[Charts and diagrams as code]
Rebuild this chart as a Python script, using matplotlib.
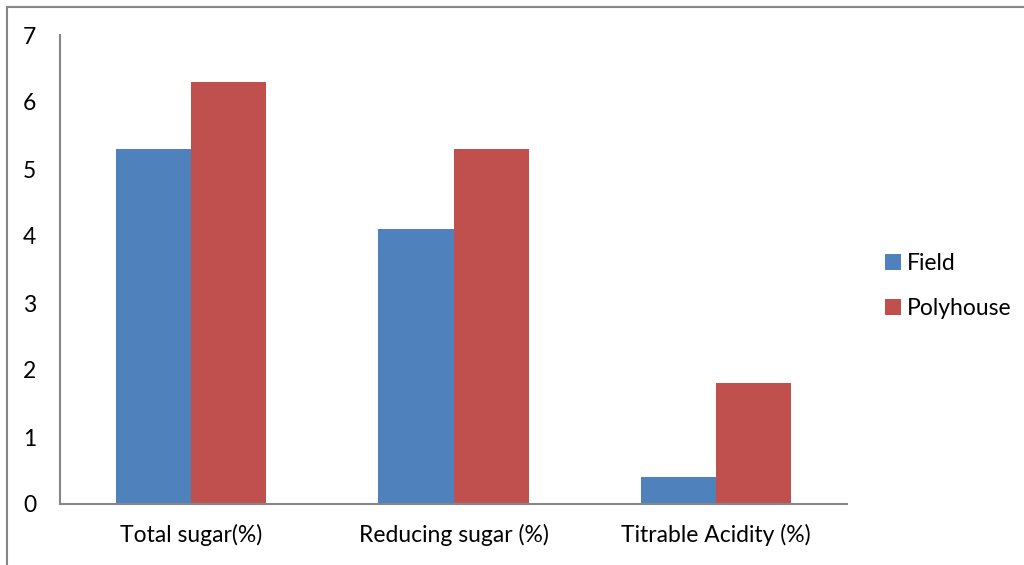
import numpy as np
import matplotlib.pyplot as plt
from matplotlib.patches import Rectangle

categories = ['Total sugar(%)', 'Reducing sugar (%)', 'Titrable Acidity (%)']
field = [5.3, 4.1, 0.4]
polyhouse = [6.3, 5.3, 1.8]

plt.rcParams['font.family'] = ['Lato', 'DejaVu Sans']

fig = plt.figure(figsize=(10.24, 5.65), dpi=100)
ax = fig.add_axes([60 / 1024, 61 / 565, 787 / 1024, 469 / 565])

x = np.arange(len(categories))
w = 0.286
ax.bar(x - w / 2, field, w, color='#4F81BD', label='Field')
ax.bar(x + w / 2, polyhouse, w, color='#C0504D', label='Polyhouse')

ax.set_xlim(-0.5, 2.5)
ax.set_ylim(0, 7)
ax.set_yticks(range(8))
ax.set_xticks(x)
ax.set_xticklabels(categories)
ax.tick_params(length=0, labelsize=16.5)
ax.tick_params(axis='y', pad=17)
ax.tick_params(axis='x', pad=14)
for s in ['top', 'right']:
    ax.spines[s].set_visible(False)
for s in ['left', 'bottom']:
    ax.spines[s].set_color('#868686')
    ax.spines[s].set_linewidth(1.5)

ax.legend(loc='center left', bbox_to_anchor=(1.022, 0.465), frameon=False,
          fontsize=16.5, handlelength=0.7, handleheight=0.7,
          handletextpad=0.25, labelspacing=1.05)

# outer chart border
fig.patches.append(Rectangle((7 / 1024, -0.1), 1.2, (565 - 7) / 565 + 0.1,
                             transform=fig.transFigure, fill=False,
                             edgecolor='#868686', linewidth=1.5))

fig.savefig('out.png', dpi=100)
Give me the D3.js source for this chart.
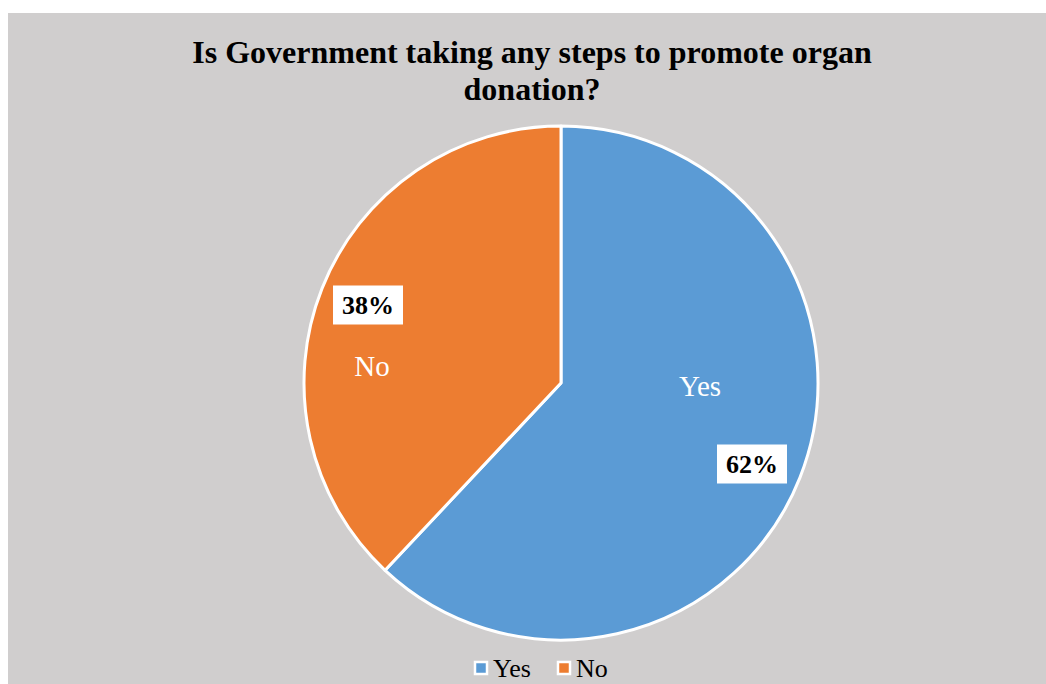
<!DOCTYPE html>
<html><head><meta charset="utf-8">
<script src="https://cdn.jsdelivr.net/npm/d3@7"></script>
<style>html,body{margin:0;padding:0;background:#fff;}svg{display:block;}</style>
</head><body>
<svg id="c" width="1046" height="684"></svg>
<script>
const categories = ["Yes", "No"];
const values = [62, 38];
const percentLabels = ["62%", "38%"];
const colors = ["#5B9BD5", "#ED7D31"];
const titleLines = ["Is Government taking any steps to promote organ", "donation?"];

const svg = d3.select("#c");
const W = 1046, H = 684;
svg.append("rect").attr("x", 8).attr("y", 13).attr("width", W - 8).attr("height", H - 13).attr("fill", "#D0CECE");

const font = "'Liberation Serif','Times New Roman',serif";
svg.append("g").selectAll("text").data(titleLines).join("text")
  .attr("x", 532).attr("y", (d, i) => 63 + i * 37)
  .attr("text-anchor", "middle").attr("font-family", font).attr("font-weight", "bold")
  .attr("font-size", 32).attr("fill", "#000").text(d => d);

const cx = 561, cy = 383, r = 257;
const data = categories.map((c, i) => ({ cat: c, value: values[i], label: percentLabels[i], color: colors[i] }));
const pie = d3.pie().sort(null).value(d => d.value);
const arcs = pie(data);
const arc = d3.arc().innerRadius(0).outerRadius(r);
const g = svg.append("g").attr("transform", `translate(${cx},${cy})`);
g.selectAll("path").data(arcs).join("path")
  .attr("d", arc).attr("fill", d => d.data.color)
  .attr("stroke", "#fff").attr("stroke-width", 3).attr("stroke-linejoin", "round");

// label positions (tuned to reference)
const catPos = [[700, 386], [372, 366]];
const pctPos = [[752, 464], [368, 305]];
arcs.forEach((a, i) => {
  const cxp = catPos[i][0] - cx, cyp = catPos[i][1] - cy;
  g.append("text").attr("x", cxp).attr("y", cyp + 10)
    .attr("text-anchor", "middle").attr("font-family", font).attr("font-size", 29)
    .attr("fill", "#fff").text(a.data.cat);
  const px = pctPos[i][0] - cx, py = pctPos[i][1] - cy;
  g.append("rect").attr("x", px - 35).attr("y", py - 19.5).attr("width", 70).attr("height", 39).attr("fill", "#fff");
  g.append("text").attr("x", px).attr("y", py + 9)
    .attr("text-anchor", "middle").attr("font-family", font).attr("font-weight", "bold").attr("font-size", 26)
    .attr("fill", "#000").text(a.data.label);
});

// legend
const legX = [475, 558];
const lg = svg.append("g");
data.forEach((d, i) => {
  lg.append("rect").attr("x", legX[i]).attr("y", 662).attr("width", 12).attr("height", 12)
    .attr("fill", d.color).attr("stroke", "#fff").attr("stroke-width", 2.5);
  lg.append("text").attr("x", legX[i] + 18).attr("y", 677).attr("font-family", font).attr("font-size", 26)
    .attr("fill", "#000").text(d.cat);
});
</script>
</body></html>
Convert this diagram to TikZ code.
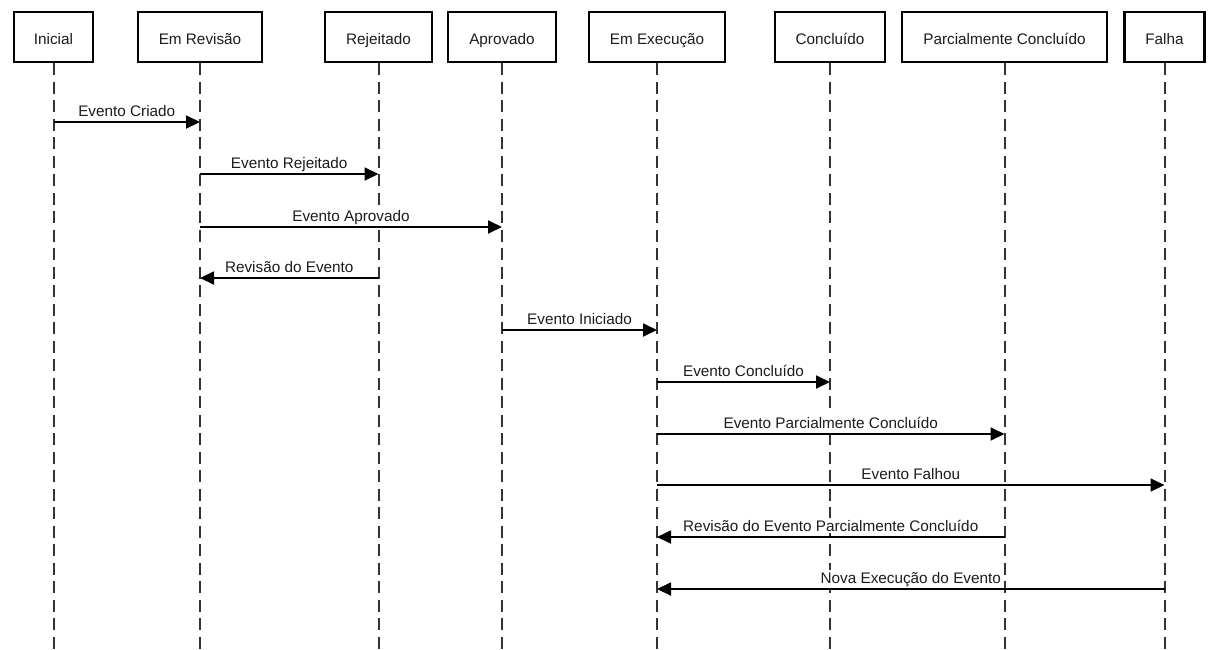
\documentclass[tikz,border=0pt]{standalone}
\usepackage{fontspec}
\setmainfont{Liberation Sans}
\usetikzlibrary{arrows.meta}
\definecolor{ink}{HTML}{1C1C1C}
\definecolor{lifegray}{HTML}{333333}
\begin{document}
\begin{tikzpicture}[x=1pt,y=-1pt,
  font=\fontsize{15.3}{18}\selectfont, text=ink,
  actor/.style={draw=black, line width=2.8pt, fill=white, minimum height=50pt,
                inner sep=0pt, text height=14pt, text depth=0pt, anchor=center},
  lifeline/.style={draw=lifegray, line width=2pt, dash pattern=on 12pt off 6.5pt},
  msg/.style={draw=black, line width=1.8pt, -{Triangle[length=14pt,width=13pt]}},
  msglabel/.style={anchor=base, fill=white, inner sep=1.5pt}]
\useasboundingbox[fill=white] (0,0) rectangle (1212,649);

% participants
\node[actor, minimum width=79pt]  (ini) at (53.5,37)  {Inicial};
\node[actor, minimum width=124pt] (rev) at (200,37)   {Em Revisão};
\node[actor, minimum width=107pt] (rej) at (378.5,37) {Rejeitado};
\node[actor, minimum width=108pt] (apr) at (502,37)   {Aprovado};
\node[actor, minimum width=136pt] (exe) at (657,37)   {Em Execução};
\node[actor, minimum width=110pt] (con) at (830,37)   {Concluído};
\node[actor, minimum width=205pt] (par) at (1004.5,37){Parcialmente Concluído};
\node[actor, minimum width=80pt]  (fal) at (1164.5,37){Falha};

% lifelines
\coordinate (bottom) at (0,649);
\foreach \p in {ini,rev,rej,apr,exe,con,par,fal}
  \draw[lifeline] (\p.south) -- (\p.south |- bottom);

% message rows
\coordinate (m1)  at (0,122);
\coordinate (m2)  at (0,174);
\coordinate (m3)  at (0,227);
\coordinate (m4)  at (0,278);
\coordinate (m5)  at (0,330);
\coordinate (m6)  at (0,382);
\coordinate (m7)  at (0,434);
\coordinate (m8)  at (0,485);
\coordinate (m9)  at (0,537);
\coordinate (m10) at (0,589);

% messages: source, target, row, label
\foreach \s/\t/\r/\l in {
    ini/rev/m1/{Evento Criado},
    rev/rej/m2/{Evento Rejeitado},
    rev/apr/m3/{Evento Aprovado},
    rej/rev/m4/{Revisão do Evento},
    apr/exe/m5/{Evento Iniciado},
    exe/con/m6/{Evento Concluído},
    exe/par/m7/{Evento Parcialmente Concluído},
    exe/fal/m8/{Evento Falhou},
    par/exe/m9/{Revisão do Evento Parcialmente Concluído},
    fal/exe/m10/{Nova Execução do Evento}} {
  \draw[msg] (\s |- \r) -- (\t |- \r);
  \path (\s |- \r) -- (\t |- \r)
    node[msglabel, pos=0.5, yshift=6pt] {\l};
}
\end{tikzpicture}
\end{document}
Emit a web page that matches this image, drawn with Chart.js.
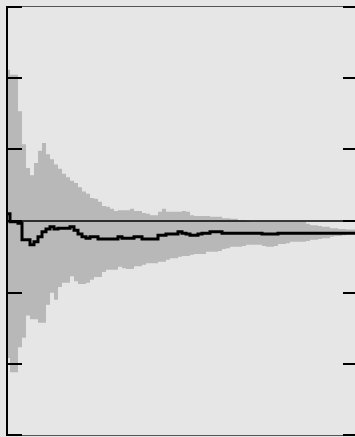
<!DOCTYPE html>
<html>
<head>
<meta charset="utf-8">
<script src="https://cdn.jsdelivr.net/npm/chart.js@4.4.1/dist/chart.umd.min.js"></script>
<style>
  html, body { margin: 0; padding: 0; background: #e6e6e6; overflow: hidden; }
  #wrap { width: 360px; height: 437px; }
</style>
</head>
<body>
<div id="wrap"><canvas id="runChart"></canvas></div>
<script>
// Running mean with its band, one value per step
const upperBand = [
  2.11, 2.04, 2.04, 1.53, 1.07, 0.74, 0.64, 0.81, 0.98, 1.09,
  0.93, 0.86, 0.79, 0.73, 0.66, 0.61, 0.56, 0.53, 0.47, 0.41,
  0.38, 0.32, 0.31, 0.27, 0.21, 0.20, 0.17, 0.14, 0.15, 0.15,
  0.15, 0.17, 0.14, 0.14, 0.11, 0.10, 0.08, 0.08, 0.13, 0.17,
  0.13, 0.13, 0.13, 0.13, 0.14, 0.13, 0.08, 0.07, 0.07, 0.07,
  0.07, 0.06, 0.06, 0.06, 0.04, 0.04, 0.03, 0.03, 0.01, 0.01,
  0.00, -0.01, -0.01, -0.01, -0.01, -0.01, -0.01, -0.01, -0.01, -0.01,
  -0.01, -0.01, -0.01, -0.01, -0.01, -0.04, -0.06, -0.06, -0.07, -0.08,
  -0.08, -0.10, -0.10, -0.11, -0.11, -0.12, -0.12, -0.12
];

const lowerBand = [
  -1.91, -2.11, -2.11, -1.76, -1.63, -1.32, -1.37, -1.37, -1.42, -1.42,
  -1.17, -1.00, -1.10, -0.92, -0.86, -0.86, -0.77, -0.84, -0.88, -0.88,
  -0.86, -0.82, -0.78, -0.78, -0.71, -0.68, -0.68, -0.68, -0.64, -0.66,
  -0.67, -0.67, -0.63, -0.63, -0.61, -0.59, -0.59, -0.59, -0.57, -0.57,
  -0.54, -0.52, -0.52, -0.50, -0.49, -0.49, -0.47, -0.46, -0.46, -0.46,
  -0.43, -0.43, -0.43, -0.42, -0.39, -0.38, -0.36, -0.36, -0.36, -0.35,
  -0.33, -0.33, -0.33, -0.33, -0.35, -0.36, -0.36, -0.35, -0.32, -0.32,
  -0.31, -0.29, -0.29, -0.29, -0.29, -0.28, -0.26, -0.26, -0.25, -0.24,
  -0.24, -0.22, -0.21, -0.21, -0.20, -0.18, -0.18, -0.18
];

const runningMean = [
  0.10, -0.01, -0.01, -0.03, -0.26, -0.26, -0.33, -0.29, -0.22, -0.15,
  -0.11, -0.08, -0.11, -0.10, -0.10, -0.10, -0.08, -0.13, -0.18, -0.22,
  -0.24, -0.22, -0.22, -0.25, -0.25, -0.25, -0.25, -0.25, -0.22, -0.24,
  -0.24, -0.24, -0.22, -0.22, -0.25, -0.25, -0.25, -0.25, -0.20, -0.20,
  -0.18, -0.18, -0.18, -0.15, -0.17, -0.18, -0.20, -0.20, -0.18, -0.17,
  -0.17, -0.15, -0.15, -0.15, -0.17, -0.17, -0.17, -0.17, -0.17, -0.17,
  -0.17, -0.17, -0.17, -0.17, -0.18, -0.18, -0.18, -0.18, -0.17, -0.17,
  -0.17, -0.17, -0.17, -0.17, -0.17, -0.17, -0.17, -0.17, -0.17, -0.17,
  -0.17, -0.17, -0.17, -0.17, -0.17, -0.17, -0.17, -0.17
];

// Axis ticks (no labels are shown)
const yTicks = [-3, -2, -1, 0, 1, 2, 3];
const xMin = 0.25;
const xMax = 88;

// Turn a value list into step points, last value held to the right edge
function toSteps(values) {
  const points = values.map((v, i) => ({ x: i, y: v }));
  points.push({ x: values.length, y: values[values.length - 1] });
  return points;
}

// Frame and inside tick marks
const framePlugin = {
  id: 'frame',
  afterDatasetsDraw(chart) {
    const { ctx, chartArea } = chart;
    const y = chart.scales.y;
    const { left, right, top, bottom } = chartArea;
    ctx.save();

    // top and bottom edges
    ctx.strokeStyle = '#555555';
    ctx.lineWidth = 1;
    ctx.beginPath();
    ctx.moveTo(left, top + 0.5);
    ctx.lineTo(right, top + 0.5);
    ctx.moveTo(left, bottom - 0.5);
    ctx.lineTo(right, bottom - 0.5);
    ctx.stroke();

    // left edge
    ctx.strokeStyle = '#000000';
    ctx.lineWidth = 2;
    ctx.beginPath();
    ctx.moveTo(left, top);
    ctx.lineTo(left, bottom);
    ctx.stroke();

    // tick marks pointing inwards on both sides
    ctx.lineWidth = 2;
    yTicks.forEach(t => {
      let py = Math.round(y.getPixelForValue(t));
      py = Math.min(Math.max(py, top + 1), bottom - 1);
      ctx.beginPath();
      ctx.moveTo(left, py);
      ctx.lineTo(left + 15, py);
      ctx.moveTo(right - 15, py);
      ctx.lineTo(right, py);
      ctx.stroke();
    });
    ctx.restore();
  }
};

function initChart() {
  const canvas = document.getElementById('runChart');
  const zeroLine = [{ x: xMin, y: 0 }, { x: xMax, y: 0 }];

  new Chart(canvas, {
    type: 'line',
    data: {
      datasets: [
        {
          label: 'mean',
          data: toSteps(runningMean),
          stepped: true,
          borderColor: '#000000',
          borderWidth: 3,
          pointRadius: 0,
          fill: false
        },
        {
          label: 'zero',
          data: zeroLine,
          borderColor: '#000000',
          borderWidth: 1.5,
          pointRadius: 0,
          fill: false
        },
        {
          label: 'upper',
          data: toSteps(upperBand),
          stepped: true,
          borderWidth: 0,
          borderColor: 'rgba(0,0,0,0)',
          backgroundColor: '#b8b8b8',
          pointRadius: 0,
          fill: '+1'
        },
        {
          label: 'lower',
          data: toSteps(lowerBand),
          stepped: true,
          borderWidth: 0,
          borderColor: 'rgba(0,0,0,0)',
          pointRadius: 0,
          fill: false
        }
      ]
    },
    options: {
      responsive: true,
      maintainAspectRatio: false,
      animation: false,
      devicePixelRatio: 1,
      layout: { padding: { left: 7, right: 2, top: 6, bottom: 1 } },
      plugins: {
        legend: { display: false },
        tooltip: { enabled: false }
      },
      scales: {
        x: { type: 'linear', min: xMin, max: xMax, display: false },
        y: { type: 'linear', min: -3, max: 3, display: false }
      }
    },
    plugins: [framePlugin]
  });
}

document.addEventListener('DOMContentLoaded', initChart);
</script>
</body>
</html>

> Given instruction:
Print exactly the first line of the entries and every line after it through the one that contains "plt.rcParams['font.family'] = ['Lato', 'DejaVu", leaving the pictures out.

> Exercise answer:
Rebuild this chart as a Python script, using matplotlib.
import numpy as np
import matplotlib.pyplot as plt
from matplotlib.patches import Rectangle

categories = ['Total sugar(%)', 'Reducing sugar (%)', 'Titrable Acidity (%)']
field = [5.3, 4.1, 0.4]
polyhouse = [6.3, 5.3, 1.8]

plt.rcParams['font.family'] = ['Lato', 'DejaVu Sans']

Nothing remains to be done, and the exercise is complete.